__EXERCISE__
Draw out every line with the word "specification" from the listing below.
--- Start of MATERIAL FOR THIS TASK ---
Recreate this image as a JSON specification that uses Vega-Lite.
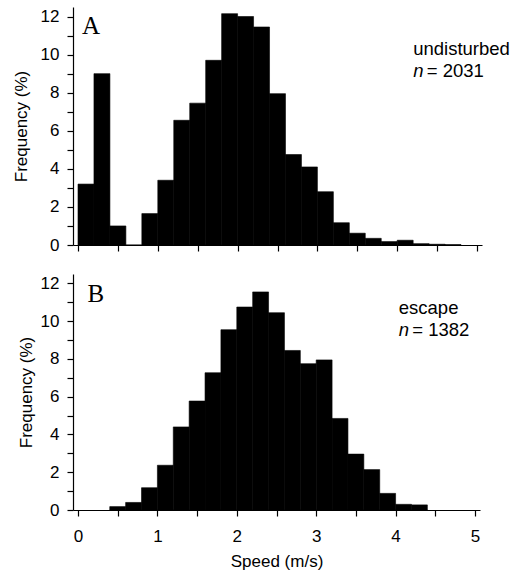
--- End of MATERIAL FOR THIS TASK ---
--- Start of MATERIAL FOR THIS TASK ---
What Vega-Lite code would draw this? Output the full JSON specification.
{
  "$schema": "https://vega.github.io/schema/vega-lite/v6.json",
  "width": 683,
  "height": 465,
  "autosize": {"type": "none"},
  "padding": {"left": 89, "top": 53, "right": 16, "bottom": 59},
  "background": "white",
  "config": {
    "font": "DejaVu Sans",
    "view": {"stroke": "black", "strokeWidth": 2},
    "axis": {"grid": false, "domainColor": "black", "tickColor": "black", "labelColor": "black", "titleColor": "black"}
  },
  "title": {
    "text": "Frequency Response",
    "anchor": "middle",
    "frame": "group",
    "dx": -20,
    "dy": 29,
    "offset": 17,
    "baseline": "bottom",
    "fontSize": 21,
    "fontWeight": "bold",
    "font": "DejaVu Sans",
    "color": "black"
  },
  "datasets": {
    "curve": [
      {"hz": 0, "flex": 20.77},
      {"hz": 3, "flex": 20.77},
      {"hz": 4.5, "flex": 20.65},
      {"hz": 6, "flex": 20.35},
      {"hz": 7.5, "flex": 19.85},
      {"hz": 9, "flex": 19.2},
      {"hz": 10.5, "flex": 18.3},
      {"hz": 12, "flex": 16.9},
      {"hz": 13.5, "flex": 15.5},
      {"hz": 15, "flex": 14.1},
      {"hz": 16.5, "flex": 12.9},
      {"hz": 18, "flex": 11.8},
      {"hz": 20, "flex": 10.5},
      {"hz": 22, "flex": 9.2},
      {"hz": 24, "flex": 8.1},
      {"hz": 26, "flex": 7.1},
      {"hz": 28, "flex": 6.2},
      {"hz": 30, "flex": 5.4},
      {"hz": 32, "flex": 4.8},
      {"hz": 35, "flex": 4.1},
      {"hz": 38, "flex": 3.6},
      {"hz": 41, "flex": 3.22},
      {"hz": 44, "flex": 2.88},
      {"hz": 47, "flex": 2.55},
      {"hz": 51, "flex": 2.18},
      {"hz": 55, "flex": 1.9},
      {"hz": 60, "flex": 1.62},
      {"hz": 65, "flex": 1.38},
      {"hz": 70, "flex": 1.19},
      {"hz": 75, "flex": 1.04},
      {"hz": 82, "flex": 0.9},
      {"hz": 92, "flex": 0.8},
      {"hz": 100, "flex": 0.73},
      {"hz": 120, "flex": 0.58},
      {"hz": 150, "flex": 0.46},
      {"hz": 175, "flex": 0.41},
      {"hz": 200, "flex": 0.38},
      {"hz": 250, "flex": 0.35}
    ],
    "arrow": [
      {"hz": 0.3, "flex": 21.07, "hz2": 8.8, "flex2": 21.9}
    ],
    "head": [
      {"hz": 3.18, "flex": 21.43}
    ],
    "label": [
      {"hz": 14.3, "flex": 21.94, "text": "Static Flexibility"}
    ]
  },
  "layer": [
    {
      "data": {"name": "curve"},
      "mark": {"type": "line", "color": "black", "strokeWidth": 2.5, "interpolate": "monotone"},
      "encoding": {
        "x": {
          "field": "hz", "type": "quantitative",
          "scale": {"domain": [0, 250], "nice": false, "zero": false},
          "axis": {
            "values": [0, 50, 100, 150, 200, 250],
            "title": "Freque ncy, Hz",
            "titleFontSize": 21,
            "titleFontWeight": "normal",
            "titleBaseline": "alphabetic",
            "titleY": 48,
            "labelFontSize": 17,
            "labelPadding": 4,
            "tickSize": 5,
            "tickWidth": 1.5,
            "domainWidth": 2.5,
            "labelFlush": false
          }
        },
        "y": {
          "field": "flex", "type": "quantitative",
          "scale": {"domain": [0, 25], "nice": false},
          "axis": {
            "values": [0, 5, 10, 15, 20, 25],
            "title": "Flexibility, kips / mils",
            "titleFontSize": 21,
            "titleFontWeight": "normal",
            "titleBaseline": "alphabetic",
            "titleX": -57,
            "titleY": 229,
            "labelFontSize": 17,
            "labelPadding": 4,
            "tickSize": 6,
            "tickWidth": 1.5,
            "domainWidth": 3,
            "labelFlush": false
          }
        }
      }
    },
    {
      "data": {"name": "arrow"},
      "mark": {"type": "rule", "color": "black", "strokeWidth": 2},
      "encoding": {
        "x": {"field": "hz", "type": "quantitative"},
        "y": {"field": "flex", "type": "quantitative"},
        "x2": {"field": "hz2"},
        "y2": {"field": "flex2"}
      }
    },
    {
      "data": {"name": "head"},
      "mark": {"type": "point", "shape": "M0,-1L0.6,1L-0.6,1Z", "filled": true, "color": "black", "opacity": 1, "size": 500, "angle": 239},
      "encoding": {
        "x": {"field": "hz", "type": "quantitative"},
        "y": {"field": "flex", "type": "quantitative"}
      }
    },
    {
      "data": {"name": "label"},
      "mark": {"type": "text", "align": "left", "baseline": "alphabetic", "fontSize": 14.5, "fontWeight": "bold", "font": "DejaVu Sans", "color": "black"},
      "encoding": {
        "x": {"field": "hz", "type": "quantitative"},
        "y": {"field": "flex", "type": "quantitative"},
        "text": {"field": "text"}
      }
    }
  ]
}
--- End of MATERIAL FOR THIS TASK ---
__SOLUTION TO THIS PROBLEM__
Recreate this image as a JSON specification that uses Vega-Lite.
What Vega-Lite code would draw this? Output the full JSON specification.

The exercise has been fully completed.